A list in a column is an unmodeled M:N (or multi-valued attribute). The comma-separated string is the symptom; the disease is failing to recognize that articles↔tags is many-to-many. Both signals — "many on both sides" and "a multi-valued attribute" — point to a separate table.
The junction table is the universal cure. article_tags(article_id, tag_id) restores querying (joins, exact matches, indexes), integrity (FKs, unique tags), and extensibility (attributes on the tag, and even on the relationship — e.g., who applied the tag, when).
"It shipped fast" is a false economy. The column saved an hour at creation and cost weeks across every tag-related feature, plus data-quality problems (duplicate/misspelled tags) that are hard to clean up retroactively.

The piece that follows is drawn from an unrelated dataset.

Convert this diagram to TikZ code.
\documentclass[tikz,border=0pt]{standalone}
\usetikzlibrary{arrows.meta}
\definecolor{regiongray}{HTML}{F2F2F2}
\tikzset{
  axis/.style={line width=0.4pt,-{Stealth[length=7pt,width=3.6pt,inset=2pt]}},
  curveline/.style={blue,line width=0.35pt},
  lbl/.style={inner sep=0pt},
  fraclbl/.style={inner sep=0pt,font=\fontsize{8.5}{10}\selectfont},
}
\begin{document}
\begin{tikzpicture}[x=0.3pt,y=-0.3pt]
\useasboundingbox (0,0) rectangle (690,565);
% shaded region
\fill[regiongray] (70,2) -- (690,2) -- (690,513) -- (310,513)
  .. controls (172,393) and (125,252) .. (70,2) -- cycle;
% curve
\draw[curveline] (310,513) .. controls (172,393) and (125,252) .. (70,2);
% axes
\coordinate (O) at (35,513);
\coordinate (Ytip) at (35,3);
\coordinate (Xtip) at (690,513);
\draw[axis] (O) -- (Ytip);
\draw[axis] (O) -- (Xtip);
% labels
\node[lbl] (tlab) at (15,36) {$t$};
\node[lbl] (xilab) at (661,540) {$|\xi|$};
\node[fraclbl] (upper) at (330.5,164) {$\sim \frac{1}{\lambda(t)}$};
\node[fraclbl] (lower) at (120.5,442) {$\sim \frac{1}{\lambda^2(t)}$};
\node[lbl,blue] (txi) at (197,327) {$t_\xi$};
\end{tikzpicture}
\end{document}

String-surgery on packed columns is fragile. LIKE '%tag%' and replace() produce false matches and corruption (postgres inside postgres-tips). Structured data avoids the whole class of bug.
This is theme #1, vividly. Design is the most important skill. Recognizing the M:N at modeling time (Chapter 17) and resolving it with a junction (Chapter 18) makes everything downstream easy. The shortcut at design time becomes the bottleneck forever.

Discussion questions

Identify the relationship between articles and tags. Why is a single column the wrong model for it?
For each of the five feature requests, explain why it's hard with the column and easy with the junction.
What does UNIQUE(name) on tags buy you that the text column never could?
The junction's primary key is (article_id, tag_id). What rule does that enforce?
⭐ Suppose you later need "who applied this tag and when." Where does that data go, and why is it now trivial to add?